(Directive):
Collect every line of the records below that contains the word "this".

(Record list):
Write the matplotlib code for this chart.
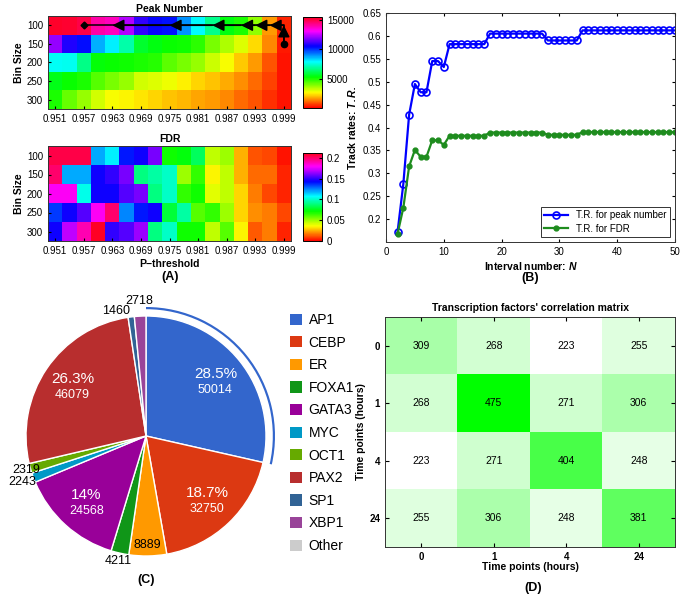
import numpy as np
import matplotlib
matplotlib.use('Agg')
import matplotlib.pyplot as plt
from matplotlib.colors import LinearSegmentedColormap
from matplotlib.patches import Wedge, Patch
from matplotlib.ticker import FuncFormatter

plt.rcParams['font.family'] = ['Liberation Sans', 'DejaVu Sans']
plt.rcParams['mathtext.fontset'] = 'custom'
plt.rcParams['mathtext.bfit'] = 'Liberation Sans:italic:bold'
plt.rcParams['mathtext.it'] = 'Liberation Sans:italic'
plt.rcParams['mathtext.bf'] = 'Liberation Sans:bold'
plt.rcParams['mathtext.rm'] = 'Liberation Sans'

# ---------------- data ----------------
p_thresholds = [0.951, 0.954, 0.957, 0.960, 0.963, 0.966, 0.969, 0.972, 0.975,
                0.978, 0.981, 0.984, 0.987, 0.990, 0.993, 0.996, 0.999]
p_tick_labels = ['0.951', '0.957', '0.963', '0.969', '0.975', '0.981', '0.987', '0.993', '0.999']
bin_sizes = [100, 150, 200, 250, 300]

peak_number = [
    [15300, 15200, 15000, 14000, 13800, 12300, 11000, 10500, 10300, 9000, 7900, 6700, 5400, 5000, 3800, 1600, 400],
    [12000, 10800, 10400, 8700, 8000, 7000, 5700, 5400, 5200, 5100, 4800, 4000, 3500, 3000, 2300, 1400, 300],
    [7800, 7700, 6600, 5300, 5200, 5100, 5000, 4900, 4300, 4000, 3700, 3200, 2700, 2100, 1600, 900, 200],
    [5500, 5200, 5000, 4400, 4000, 3700, 3100, 3000, 2800, 2500, 2200, 2000, 1800, 1500, 1100, 700, 200],
    [5000, 4200, 3700, 3100, 2700, 2600, 2400, 2200, 2000, 1900, 1700, 1600, 1400, 1100, 900, 500, 200],
]
fdr = [
    [0.205, 0.205, 0.205, 0.120, 0.110, 0.140, 0.145, 0.160, 0.070, 0.073, 0.085, 0.045, 0.050, 0.025, 0.012, 0.010, 0.003],
    [0.200, 0.120, 0.120, 0.145, 0.150, 0.160, 0.090, 0.095, 0.100, 0.050, 0.065, 0.035, 0.045, 0.025, 0.015, 0.015, 0.005],
    [0.180, 0.180, 0.105, 0.145, 0.145, 0.155, 0.160, 0.090, 0.100, 0.065, 0.070, 0.040, 0.045, 0.030, 0.018, 0.010, 0.005],
    [0.135, 0.145, 0.155, 0.180, 0.200, 0.125, 0.140, 0.145, 0.080, 0.095, 0.060, 0.065, 0.050, 0.030, 0.020, 0.018, 0.010],
    [0.145, 0.170, 0.190, 0.210, 0.150, 0.155, 0.165, 0.090, 0.100, 0.070, 0.070, 0.045, 0.060, 0.035, 0.013, 0.018, 0.005],
]
path_threshold = [0.999, 0.999, 0.996, 0.993, 0.990, 0.984, 0.975, 0.963, 0.957]
path_bin = [150, 100, 100, 100, 100, 100, 100, 100, 100]

interval_n = [2, 3, 4, 5, 6, 7, 8, 9, 10, 11, 12, 13, 14, 15, 16, 17, 18, 19, 20, 21, 22, 23, 24, 25, 26,
              27, 28, 29, 30, 31, 32, 33, 34, 35, 36, 37, 38, 39, 40, 41, 42, 43, 44, 45, 46, 47, 48, 49, 50]
tr_peak = [0.172, 0.277, 0.428, 0.495, 0.477, 0.477, 0.545, 0.545, 0.532,
           0.582, 0.582, 0.582, 0.582, 0.582, 0.582, 0.582,
           0.605, 0.605, 0.605, 0.605, 0.605, 0.605, 0.605, 0.605, 0.605, 0.605,
           0.590, 0.590, 0.590, 0.590, 0.590, 0.590,
           0.612, 0.612, 0.612, 0.612, 0.612, 0.612, 0.612, 0.612, 0.612, 0.612, 0.612, 0.612, 0.612, 0.612, 0.612, 0.612, 0.612]
tr_fdr = [0.168, 0.225, 0.315, 0.351, 0.336, 0.336, 0.372, 0.372, 0.362,
          0.382, 0.382, 0.382, 0.382, 0.382, 0.382, 0.382,
          0.389, 0.389, 0.389, 0.389, 0.389, 0.389, 0.389, 0.389, 0.389, 0.389,
          0.384, 0.384, 0.384, 0.384, 0.384, 0.384,
          0.390, 0.390, 0.390, 0.390, 0.390, 0.390, 0.390, 0.390, 0.390, 0.390, 0.390, 0.390, 0.390, 0.390, 0.390, 0.390, 0.390]

tf_names = ['AP1', 'CEBP', 'ER', 'FOXA1', 'GATA3', 'MYC', 'OCT1', 'PAX2', 'SP1', 'XBP1', 'Other']
tf_counts = [50014, 32750, 8889, 4211, 24568, 2243, 2319, 46079, 1460, 2718, 0]
tf_colors = ['#3366cc', '#dc3912', '#ff9900', '#109618', '#990099', '#0099c6',
             '#66aa00', '#b82e2e', '#316395', '#994499', '#cccccc']

time_points = ['0', '1', '4', '24']
corr_matrix = [[309, 268, 223, 255],
               [268, 475, 271, 306],
               [223, 271, 404, 248],
               [255, 306, 248, 381]]

# ---------------- figure ----------------
W, H = 685, 597
fig = plt.figure(figsize=(W / 100, H / 100), dpi=100)


def ax_px(l, t, r, b):
    return fig.add_axes([l / W, 1 - b / H, (r - l) / W, (b - t) / H])


TICK_FS = 7
LAB_FS = 7.5


def matlab_style(ax):
    ax.tick_params(direction='in', length=2.5, labelsize=TICK_FS, top=False, right=False)
    for s in ax.spines.values():
        s.set_linewidth(0.7)
        s.set_color('#333333')


# ---- Panel A ----
pt = np.array(p_thresholds)
xe = np.concatenate(([pt[0] - 0.0015], pt + 0.0015))
bs = np.array(bin_sizes)
ye = np.concatenate(([bs[0] - 25], bs + 25))

axA1 = ax_px(48, 16, 291, 109)
mA1 = axA1.pcolormesh(xe, ye, np.array(peak_number), cmap='hsv', vmin=0, vmax=15500)
axA1.set_xlim(xe[0], xe[-1])
axA1.set_ylim(ye[-1], ye[0])
axA1.set_xticks([float(v) for v in p_tick_labels])
axA1.set_xticklabels(p_tick_labels)
axA1.set_yticks(bin_sizes)
axA1.set_ylabel('Bin Size', fontsize=LAB_FS, fontweight='bold', labelpad=2)
axA1.set_title('Peak Number', fontsize=LAB_FS, fontweight='bold', pad=3)
matlab_style(axA1)
# path with arrows
axA1.plot(path_threshold, path_bin, color='black', lw=1.1, zorder=3)
axA1.plot(path_threshold[0], path_bin[0], 'o', color='black', ms=4.5, zorder=4)
axA1.plot(path_threshold[-1], path_bin[-1], 'D', color='black', ms=3.5, zorder=4)
for i in range(len(path_threshold) - 2):
    axA1.annotate('', xy=(path_threshold[i + 1], path_bin[i + 1]),
                  xytext=(path_threshold[i], path_bin[i]),
                  arrowprops=dict(arrowstyle='-|>,head_length=0.7,head_width=0.35',
                                  color='black', lw=1.1, shrinkA=0, shrinkB=0), zorder=4)

cbA1 = ax_px(303, 17, 322, 108)
cb1 = fig.colorbar(mA1, cax=cbA1, ticks=[5000, 10000, 15000])
cbA1.tick_params(labelsize=TICK_FS, direction='in', length=2)
cb1.outline.set_linewidth(0.7)

axA2 = ax_px(48, 146, 291, 241)
mA2 = axA2.pcolormesh(xe, ye, np.array(fdr), cmap='hsv', vmin=0, vmax=0.212)
axA2.set_xlim(xe[0], xe[-1])
axA2.set_ylim(ye[-1], ye[0])
axA2.set_xticks([float(v) for v in p_tick_labels])
axA2.set_xticklabels(p_tick_labels)
axA2.set_yticks(bin_sizes)
axA2.set_ylabel('Bin Size', fontsize=LAB_FS, fontweight='bold', labelpad=2)
axA2.set_xlabel('P\u2212threshold', fontsize=LAB_FS, fontweight='bold', labelpad=2)
axA2.set_title('FDR', fontsize=LAB_FS, fontweight='bold', pad=3)
matlab_style(axA2)

cbA2 = ax_px(303, 153, 322, 241)
cb2 = fig.colorbar(mA2, cax=cbA2, ticks=[0, 0.05, 0.1, 0.15, 0.2])
cbA2.set_yticklabels(['0', '0.05', '0.1', '0.15', '0.2'])
cbA2.tick_params(labelsize=TICK_FS, direction='in', length=2)
cb2.outline.set_linewidth(0.7)

fig.text(170 / W, 1 - 277 / H, '(A)', ha='center', va='center', fontsize=9, fontweight='bold')

# ---- Panel B ----
axB = ax_px(386, 13, 675, 242)
axB.plot(interval_n, tr_peak, '-o', color='#0000ff', lw=1.6, ms=5, mfc='none', mew=1.2,
         label='T.R. for peak number')
axB.plot(interval_n, tr_fdr, '-o', color='#1e8c1e', lw=1.6, ms=3.5, mfc='#1e8c1e',
         label='T.R. for FDR')
axB.set_xlim(0, 50)
axB.set_ylim(0.15, 0.65)
axB.set_yticks([0.2, 0.25, 0.3, 0.35, 0.4, 0.45, 0.5, 0.55, 0.6, 0.65])
axB.yaxis.set_major_formatter(FuncFormatter(lambda v, p: '%g' % round(v, 2)))
axB.set_xticks([0, 10, 20, 30, 40, 50])
matlab_style(axB)
axB.tick_params(top=True, right=True)
axB.set_xlabel(r'Interval number: $\mathbfit{N}$', fontsize=LAB_FS, fontweight='bold', labelpad=2)
axB.set_ylabel(r'Track rates: $\mathbfit{T.R.}$', fontsize=LAB_FS, fontweight='bold', labelpad=3)
legB = axB.legend(loc='lower right', fontsize=7, frameon=True, fancybox=False,
                  edgecolor='black', borderpad=0.35, handlelength=2.5, labelspacing=0.35)
legB.get_frame().set_linewidth(0.7)
fig.text(530 / W, 1 - 278 / H, '(B)', ha='center', va='center', fontsize=9, fontweight='bold')

# ---- Panel C ----
axC = ax_px(11, 301, 281, 571)
R = 120.0
vals = np.array(tf_counts, dtype=float)
mask = vals > 0
pie_vals = vals[mask]
pie_cols = [c for c, m in zip(tf_colors, mask) if m]
axC.pie(pie_vals, colors=pie_cols, startangle=90, counterclock=False, radius=R,
        wedgeprops=dict(edgecolor='white', linewidth=1.0))
axC.set_xlim(-135, 135)
axC.set_ylim(-135, 135)
axC.set_aspect('equal')
axC.axis('off')

total = pie_vals.sum()
fracs = pie_vals / total
cum = np.concatenate(([0], np.cumsum(fracs)))
pie_names = [n for n, m in zip(tf_names, mask) if m]
big_label_r = 0.74
# label radius and horizontal alignment for the small slices
small_label_style = {'ER': (0.91, 'center'), 'FOXA1': (1.07, 'center'),
                     'MYC': (1.10, 'center'), 'OCT1': (1.04, 'center'),
                     'SP1': (1.05, 'right'), 'XBP1': (1.13, 'center')}
for i, name in enumerate(pie_names):
    mid = np.deg2rad(90 - 360 * (cum[i] + fracs[i] / 2))
    pct = fracs[i] * 100
    if pct > 10:
        x, y = big_label_r * R * np.cos(mid), big_label_r * R * np.sin(mid)
        axC.text(x, y + 7, '%g%%' % round(pct, 1), color='white', fontsize=11,
                 ha='center', va='center')
        axC.text(x, y - 9, '%d' % pie_vals[i], color='white', fontsize=9,
                 ha='center', va='center')
    else:
        rf, ha = small_label_style[name]
        x, y = rf * R * np.cos(mid), rf * R * np.sin(mid)
        axC.text(x, y, '%d' % pie_vals[i], color='black', fontsize=9, ha=ha, va='center')

# highlight ring for first slice
theta_end = 90 - 360 * fracs[0]
axC.add_patch(Wedge((0, 0), R + 9, theta_end, 90, width=2.2, color=pie_cols[0], lw=0))

handles = [Patch(facecolor=c, edgecolor='none') for c in tf_colors]
fig.legend(handles, tf_names, loc='upper left', bbox_to_anchor=(283 / W, 1 - 306 / H),
           frameon=False, fontsize=10, handlelength=0.85, handleheight=0.85,
           labelspacing=0.62, handletextpad=0.5, borderpad=0)
fig.text(146 / W, 1 - 580 / H, '(C)', ha='center', va='center', fontsize=9, fontweight='bold')

# ---- Panel D ----
axD = ax_px(385, 317, 675, 547)
cmapD = LinearSegmentedColormap.from_list('wg', ['#ffffff', '#00ff00'])
cm = np.array(corr_matrix, dtype=float)
axD.imshow(cm, cmap=cmapD, vmin=cm.min(), vmax=cm.max(), aspect='auto',
           interpolation='nearest')
for i in range(cm.shape[0]):
    for j in range(cm.shape[1]):
        axD.text(j, i, '%d' % cm[i, j], ha='center', va='center', fontsize=7.5)
axD.set_xticks(range(len(time_points)))
axD.set_xticklabels(time_points, fontweight='bold')
axD.set_yticks(range(len(time_points)))
axD.set_yticklabels(time_points, fontweight='bold')
matlab_style(axD)
axD.tick_params(top=True, right=True, length=3)
axD.set_xlabel('Time points (hours)', fontsize=LAB_FS, fontweight='bold', labelpad=0)
axD.set_ylabel('Time points (hours)', fontsize=LAB_FS, fontweight='bold', labelpad=2)
axD.set_title("Transcription factors' correlation matrix", fontsize=LAB_FS,
              fontweight='bold', pad=4)
fig.text(533 / W, 1 - 588 / H, '(D)', ha='center', va='center', fontsize=9, fontweight='bold')

fig.savefig('out.png', dpi=100)
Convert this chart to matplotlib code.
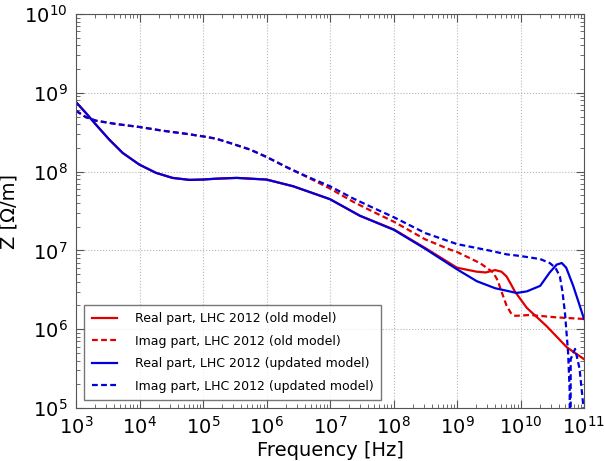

(Full solution):
Write the matplotlib code for this chart.
Convert this chart to matplotlib code.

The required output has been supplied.